Each line containing the word "this" needs to be copied.

:: Items

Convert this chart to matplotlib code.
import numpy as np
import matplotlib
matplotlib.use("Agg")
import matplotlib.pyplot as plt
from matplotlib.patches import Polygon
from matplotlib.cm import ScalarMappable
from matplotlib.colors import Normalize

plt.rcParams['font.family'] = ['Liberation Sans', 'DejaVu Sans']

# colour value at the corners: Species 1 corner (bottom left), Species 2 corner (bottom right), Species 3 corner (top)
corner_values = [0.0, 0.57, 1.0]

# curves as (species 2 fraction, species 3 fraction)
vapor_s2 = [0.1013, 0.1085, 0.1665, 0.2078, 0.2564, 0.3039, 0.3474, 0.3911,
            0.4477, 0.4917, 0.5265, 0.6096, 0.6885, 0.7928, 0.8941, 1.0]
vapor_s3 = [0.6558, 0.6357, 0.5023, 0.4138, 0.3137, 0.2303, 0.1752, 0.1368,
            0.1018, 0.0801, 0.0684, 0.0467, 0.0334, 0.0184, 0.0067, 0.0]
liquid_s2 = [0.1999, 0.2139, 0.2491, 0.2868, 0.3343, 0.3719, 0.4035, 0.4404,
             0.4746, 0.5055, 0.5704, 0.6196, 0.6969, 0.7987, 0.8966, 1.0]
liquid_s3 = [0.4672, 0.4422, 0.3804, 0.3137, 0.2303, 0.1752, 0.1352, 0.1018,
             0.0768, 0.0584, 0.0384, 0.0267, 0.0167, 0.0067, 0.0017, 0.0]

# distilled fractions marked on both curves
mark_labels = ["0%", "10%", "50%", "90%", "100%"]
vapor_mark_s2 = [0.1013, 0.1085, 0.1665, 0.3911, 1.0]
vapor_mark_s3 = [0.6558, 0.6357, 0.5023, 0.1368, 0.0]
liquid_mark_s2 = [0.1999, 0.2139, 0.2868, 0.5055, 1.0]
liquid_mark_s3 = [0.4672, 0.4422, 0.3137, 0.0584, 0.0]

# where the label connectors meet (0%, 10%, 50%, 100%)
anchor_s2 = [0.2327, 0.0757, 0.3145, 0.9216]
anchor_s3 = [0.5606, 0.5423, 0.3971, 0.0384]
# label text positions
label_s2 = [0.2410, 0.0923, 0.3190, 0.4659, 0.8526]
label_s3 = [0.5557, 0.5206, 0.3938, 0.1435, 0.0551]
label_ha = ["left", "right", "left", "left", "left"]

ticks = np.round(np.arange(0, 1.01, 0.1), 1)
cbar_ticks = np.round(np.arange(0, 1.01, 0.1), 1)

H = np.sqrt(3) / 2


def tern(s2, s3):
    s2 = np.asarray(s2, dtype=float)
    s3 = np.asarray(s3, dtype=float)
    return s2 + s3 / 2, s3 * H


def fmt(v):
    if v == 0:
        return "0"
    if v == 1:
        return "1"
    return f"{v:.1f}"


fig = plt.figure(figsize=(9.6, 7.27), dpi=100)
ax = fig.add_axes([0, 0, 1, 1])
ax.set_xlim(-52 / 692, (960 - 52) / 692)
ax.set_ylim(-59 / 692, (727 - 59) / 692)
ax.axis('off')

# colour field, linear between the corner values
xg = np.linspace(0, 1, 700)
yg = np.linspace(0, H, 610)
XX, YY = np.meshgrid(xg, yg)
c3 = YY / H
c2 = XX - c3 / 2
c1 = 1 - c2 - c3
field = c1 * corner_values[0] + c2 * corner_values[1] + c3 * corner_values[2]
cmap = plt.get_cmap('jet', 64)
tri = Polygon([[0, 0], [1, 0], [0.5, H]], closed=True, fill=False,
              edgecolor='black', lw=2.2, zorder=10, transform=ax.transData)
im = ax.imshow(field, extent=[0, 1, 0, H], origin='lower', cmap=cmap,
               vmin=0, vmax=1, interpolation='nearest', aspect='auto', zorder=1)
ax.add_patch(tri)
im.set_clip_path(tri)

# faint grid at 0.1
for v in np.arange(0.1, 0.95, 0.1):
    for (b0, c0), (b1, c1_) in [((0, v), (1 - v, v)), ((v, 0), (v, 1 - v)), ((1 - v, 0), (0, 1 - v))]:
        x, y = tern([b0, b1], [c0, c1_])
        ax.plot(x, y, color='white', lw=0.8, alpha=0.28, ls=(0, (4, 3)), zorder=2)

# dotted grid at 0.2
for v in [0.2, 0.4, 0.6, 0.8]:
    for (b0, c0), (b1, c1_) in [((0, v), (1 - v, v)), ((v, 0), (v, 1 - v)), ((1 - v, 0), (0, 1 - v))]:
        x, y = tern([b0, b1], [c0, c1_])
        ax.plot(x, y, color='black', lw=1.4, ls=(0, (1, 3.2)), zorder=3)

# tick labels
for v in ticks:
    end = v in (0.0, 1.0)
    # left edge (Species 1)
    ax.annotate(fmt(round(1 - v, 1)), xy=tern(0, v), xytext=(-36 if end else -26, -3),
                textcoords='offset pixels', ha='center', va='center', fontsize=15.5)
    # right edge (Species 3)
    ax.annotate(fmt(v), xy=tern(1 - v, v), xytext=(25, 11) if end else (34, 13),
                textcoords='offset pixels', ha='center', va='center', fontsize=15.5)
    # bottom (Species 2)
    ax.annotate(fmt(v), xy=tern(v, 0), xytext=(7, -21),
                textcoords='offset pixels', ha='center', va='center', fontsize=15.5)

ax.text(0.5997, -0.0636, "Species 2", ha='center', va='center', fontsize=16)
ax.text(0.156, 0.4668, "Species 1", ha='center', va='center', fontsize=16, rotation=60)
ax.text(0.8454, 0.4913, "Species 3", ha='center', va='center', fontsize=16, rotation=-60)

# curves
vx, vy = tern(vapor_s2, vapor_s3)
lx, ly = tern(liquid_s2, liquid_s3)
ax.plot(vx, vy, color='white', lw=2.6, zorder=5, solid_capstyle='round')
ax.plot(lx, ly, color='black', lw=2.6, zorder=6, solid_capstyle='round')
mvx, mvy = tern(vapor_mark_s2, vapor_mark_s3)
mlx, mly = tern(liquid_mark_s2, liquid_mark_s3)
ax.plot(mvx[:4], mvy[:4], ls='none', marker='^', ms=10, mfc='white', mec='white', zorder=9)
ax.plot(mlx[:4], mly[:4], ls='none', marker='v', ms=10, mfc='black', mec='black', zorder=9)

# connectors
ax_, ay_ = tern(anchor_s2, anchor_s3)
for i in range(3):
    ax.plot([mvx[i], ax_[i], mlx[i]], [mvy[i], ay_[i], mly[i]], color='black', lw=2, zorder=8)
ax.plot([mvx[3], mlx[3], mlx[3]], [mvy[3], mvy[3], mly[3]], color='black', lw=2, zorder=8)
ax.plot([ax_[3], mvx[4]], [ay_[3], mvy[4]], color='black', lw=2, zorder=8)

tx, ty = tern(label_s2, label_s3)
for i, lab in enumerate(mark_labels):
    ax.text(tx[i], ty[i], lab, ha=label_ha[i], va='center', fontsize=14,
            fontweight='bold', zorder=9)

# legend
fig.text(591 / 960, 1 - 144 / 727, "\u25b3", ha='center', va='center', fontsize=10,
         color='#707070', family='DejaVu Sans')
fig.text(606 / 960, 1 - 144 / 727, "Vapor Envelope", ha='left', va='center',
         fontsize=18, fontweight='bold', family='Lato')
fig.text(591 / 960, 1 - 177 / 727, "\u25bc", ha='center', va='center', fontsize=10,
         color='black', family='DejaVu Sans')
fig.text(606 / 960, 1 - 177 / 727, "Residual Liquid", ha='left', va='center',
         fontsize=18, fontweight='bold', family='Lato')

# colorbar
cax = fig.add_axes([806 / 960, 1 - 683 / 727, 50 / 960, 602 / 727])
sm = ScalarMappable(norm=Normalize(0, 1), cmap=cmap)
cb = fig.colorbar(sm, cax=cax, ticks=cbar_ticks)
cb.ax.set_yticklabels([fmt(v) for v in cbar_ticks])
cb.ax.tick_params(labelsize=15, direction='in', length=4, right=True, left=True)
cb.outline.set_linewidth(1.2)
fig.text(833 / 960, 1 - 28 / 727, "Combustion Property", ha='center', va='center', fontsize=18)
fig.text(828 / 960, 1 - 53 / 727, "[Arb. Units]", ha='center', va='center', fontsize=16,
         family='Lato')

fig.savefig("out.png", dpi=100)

::::
:: Items

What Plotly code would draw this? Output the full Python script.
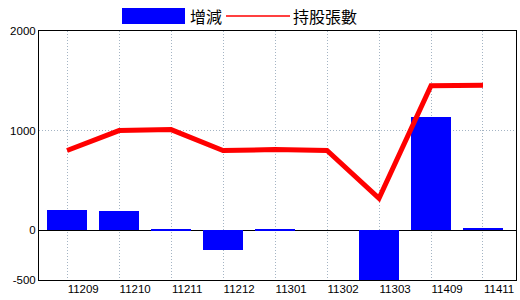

::::

● Exercise answer
Convert this chart to matplotlib code.
What Plotly code would draw this? Output the full Python script.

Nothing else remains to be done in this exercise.